We have had the great pleasure of presenting our lectureships in Australia. One of the common questions from college groups has been, “What good are termites?” The termite mounds in some places we saw were over 10 feet (3 m) tall. People frequently complained that they couldn’t build structures out of wood. There were so many termites that the wood didn’t last long enough to make it cost effective.
Science News (February 16, 2019, page 4) carried an interesting article about termites. Kate Parr is a tropical ecologist from the University of Liverpool in England conducting research for the university and the Natural History Museum in London. She has been examining how ants and termites affect the decomposition and consumption of organic material in rainforests.

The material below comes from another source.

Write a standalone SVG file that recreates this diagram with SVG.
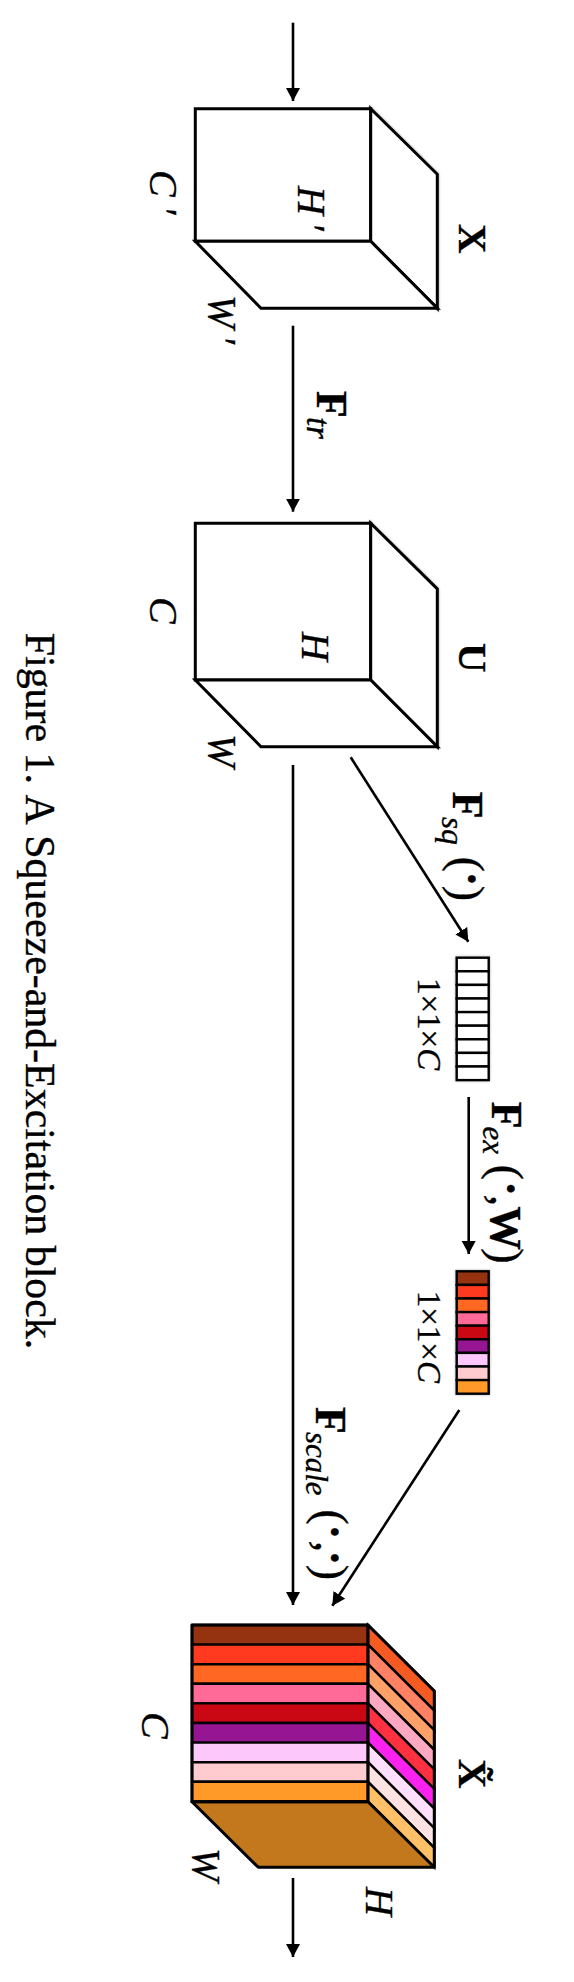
<svg xmlns="http://www.w3.org/2000/svg" width="574" height="1982" viewBox="0 0 574 1982">
<style>
text{font-family:"Liberation Serif","Times New Roman",serif;fill:#000;stroke:#000;stroke-width:.35}
.i{font-style:italic;font-size:40px}
.b{font-weight:bold;font-size:41px}
.f{font-weight:bold;font-size:44px}
.s{font-style:italic;font-weight:normal;font-size:31px}
.p{font-weight:normal;font-size:46px}
.o{font-weight:bold}
.d{font-size:33px}
.box{fill:#fff;stroke:#000;stroke-width:3;stroke-linejoin:miter}
.e{stroke:#000;stroke-width:3;stroke-linejoin:round}
.c{fill:none;stroke:#000;stroke-width:2.6}
.cell{stroke:#000;stroke-width:2.4}
</style>
<defs>
<marker id="h" markerUnits="userSpaceOnUse" markerWidth="15" markerHeight="15" refX="13" refY="7" orient="auto"><path d="M0 0L13 7L0 14Z" fill="#000"/></marker>
<filter id="sh" x="-10%" y="-10%" width="120%" height="120%"><feGaussianBlur stdDeviation="1.2"/></filter>
</defs>
<g id="connectors">
<path class="c" marker-end="url(#h)" d="M293 22.7V101"/>
<path class="c" marker-end="url(#h)" d="M293 325.7V511.7"/>
<path class="c" marker-end="url(#h)" d="M293 765V1605"/>
<path class="c" marker-end="url(#h)" d="M293 1878V1957"/>
<path class="c" marker-end="url(#h)" d="M350.7 757.3L468.3 941.7"/>
<path class="c" marker-end="url(#h)" d="M468.7 1097V1254"/>
<path class="c" marker-end="url(#h)" d="M459.3 1410L332.3 1605.7"/>
</g>
<g id="node-x">
<path d="M370.7 108.7V241.3L437.3 308.3V174.3Z" fill="none" stroke="#999" stroke-width="3" filter="url(#sh)"/>
<path class="box" d="M195.3 108.7H370.7V241.3H195.3Z"/>
<path class="box" d="M370.7 108.7L437.3 174.3V308.3L370.7 241.3Z"/>
<path class="box" d="M195.3 241.3H370.7L437.3 308.3H261Z"/>
<text class="i" transform="translate(150,170) rotate(90)">C<tspan dx="-1"> ′</tspan></text>
<text class="i" transform="translate(298,186) rotate(90)">H<tspan dx="-3"> ′</tspan></text>
<text class="i" transform="translate(209,295) rotate(90)">W<tspan dx="-3"> ′</tspan></text>
<text class="b" transform="translate(458.5,224) rotate(90)">X</text>
</g>
<g id="node-u">
<path d="M370.7 523.3V680L437.3 746.7V589Z" fill="none" stroke="#999" stroke-width="3" filter="url(#sh)"/>
<path class="box" d="M195.3 523.3H370.7V680H195.3Z"/>
<path class="box" d="M370.7 523.3L437.3 589V746.7L370.7 680Z"/>
<path class="box" d="M195.3 680H370.7L437.3 746.7H261Z"/>
<text class="i" transform="translate(150,597) rotate(90)">C</text>
<text class="i" transform="translate(302,632) rotate(90)">H</text>
<text class="i" transform="translate(209,734) rotate(90)">W</text>
<text class="b" transform="translate(458.5,643) rotate(90)">U</text>
</g>
<g id="label-ftr">
<text class="f" transform="translate(316.7,391) rotate(90)">F<tspan class="s" dx="-1" dy="9.7" style="font-size:33px">tr</tspan></text>
</g>
<g id="label-fsq">
<text class="f" transform="translate(452.7,791.7) rotate(90)">F<tspan class="s" dx="-1.5" dy="11">sq</tspan></text>
<text class="p" transform="translate(452,856.7) rotate(90)">(<tspan class="o" dx="-0.7" dy="-3.5">·</tspan><tspan dx="-0.8" dy="3.5">)</tspan></text>
</g>
<g id="node-squeeze">
<rect x="456.7" y="957.7" width="32" height="122.3" fill="none" stroke="#bbb" stroke-width="3" filter="url(#sh)"/>
<g class="cell" fill="#fff">
<rect x="456.7" y="957.7" width="32" height="13.6"/><rect x="456.7" y="971.3" width="32" height="13.6"/><rect x="456.7" y="984.9" width="32" height="13.6"/><rect x="456.7" y="998.5" width="32" height="13.6"/><rect x="456.7" y="1012.1" width="32" height="13.6"/><rect x="456.7" y="1025.7" width="32" height="13.6"/><rect x="456.7" y="1039.3" width="32" height="13.6"/><rect x="456.7" y="1052.9" width="32" height="13.6"/><rect x="456.7" y="1066.5" width="32" height="13.6"/>
</g>
<text class="d" transform="translate(417.5,978) rotate(90)">1×1×<tspan font-style="italic">C</tspan></text>
</g>
<g id="label-fex">
<text class="f" transform="translate(491.7,1101.7) rotate(90)">F<tspan class="s" dx="-2" dy="9">ex</tspan></text>
<text class="p" transform="translate(491,1164.7) rotate(90)">(<tspan class="o" dx="1" dy="-3.5">·</tspan><tspan dx="-1.5" dy="3.5" font-style="italic">,</tspan><tspan class="f">W</tspan><tspan dx="-2">)</tspan></text>
</g>
<g id="node-excite">
<rect x="456.7" y="1271.3" width="32" height="122.4" fill="none" stroke="#bbb" stroke-width="3" filter="url(#sh)"/>
<g class="cell">
<rect x="456.7" y="1271.3" width="32" height="13.6" fill="#953210"/><rect x="456.7" y="1284.9" width="32" height="13.6" fill="#ff3a1e"/><rect x="456.7" y="1298.5" width="32" height="13.6" fill="#ff6722"/><rect x="456.7" y="1312.1" width="32" height="13.6" fill="#ff6a98"/><rect x="456.7" y="1325.7" width="32" height="13.6" fill="#c90814"/><rect x="456.7" y="1339.3" width="32" height="13.6" fill="#951592"/><rect x="456.7" y="1352.9" width="32" height="13.6" fill="#fcc8fc"/><rect x="456.7" y="1366.5" width="32" height="13.6" fill="#fecbce"/><rect x="456.7" y="1380.1" width="32" height="13.6" fill="#ff9a28"/>
</g>
<text class="d" transform="translate(417.5,1290.7) rotate(90)">1×1×<tspan font-style="italic">C</tspan></text>
</g>
<g id="label-fscale">
<text class="f" transform="translate(316,1407) rotate(90)">F<tspan class="s" dx="-2" dy="10">scale</tspan></text>
<text class="p" transform="translate(315.5,1509.4) rotate(90)">(<tspan class="o" dx="-0.5" dy="-3.5">·</tspan><tspan dx="1.3" dy="3.5" font-style="italic">,</tspan><tspan class="o" dx="-2.2" dy="-3.5">·</tspan><tspan dx="-0.7" dy="3.5">)</tspan></text>
</g>
<g id="node-xtilde">
<path fill="#953210" class="cell" d="M192 1625H368V1644.6H192Z"/>
<path fill="#ff3a1e" class="cell" d="M192 1644.6H368V1664.2H192Z"/>
<path fill="#ff6722" class="cell" d="M192 1664.2H368V1683.8H192Z"/>
<path fill="#ff6a98" class="cell" d="M192 1683.8H368V1703.4H192Z"/>
<path fill="#c90814" class="cell" d="M192 1703.4H368V1723H192Z"/>
<path fill="#951592" class="cell" d="M192 1723H368V1742.6H192Z"/>
<path fill="#fcc8fc" class="cell" d="M192 1742.6H368V1762.2H192Z"/>
<path fill="#fecbce" class="cell" d="M192 1762.2H368V1781.8H192Z"/>
<path fill="#ff9a28" class="cell" d="M192 1781.8H368V1801.7H192Z"/>
<path fill="#f45a22" class="cell" d="M368 1625L434.3 1691V1710.6L368 1644.6Z"/>
<path fill="#ff8062" class="cell" d="M368 1644.6L434.3 1710.6V1730.2L368 1664.2Z"/>
<path fill="#ffa068" class="cell" d="M368 1664.2L434.3 1730.2V1749.8L368 1683.8Z"/>
<path fill="#ffa8c2" class="cell" d="M368 1683.8L434.3 1749.8V1769.4L368 1703.4Z"/>
<path fill="#ff3040" class="cell" d="M368 1703.4L434.3 1769.4V1789L368 1723Z"/>
<path fill="#fb22f0" class="cell" d="M368 1723L434.3 1789V1808.6L368 1742.6Z"/>
<path fill="#ffe0fc" class="cell" d="M368 1742.6L434.3 1808.6V1828.2L368 1762.2Z"/>
<path fill="#ffe2e2" class="cell" d="M368 1762.2L434.3 1828.2V1847.8L368 1781.8Z"/>
<path fill="#ffc068" class="cell" d="M368 1781.8L434.3 1847.8V1867.3L368 1801.7Z"/>
<path fill="#c4781e" class="e" d="M192 1801.7H368L434.3 1867.3H258.3Z"/>
<path fill="none" class="e" d="M192 1625H368V1801.7H192Z"/>
<path fill="none" class="e" d="M368 1625L434.3 1691V1867.3"/>
<text class="i" transform="translate(142,1712) rotate(90)">C</text>
<text class="i" transform="translate(193,1848) rotate(90)">W</text>
<text class="i" transform="translate(365.5,1887) rotate(90)">H</text>
<text class="b" transform="translate(458.5,1759) rotate(90)">X̃</text>
</g>
<g id="caption">
<text transform="translate(26,632.7) rotate(90)" style="font-size:41.9px;font-kerning:none">Figure 1. A Squeeze-and-Excitation block.</text>
</g>
</svg>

As they conducted their study, the research area went through a drought. During the drought, termite numbers doubled, and decomposition rates increased dramatically. They found that during the drought in areas where termites were not disturbed, and their numbers increased there was a greater amount of soil moisture, more nutrient mixing, and better seedling survival rates. Areas where the termites had been eliminated had massive die-offs of plants which affected the animal population. In times of normal moisture with no drought conditions, there was no difference in all these variables. What good are termites? It seems apparent that the termites allowed life to prosper during droughts. In places like the Australian outback, the presence of termites is apparently vital for the avoidance of drought die-offs.
One aspect of design in the cosmos is the fact that there always seem to be animals that serve a unique roll in an area when destructive agents threaten the balance of the ecology. The role of insects and small life-forms in the existence of life on Earth is an area that is very understudied. But new discoveries are coming fast and furious as we see the designs of God allowing life to exist even under the most severe environmental conditions.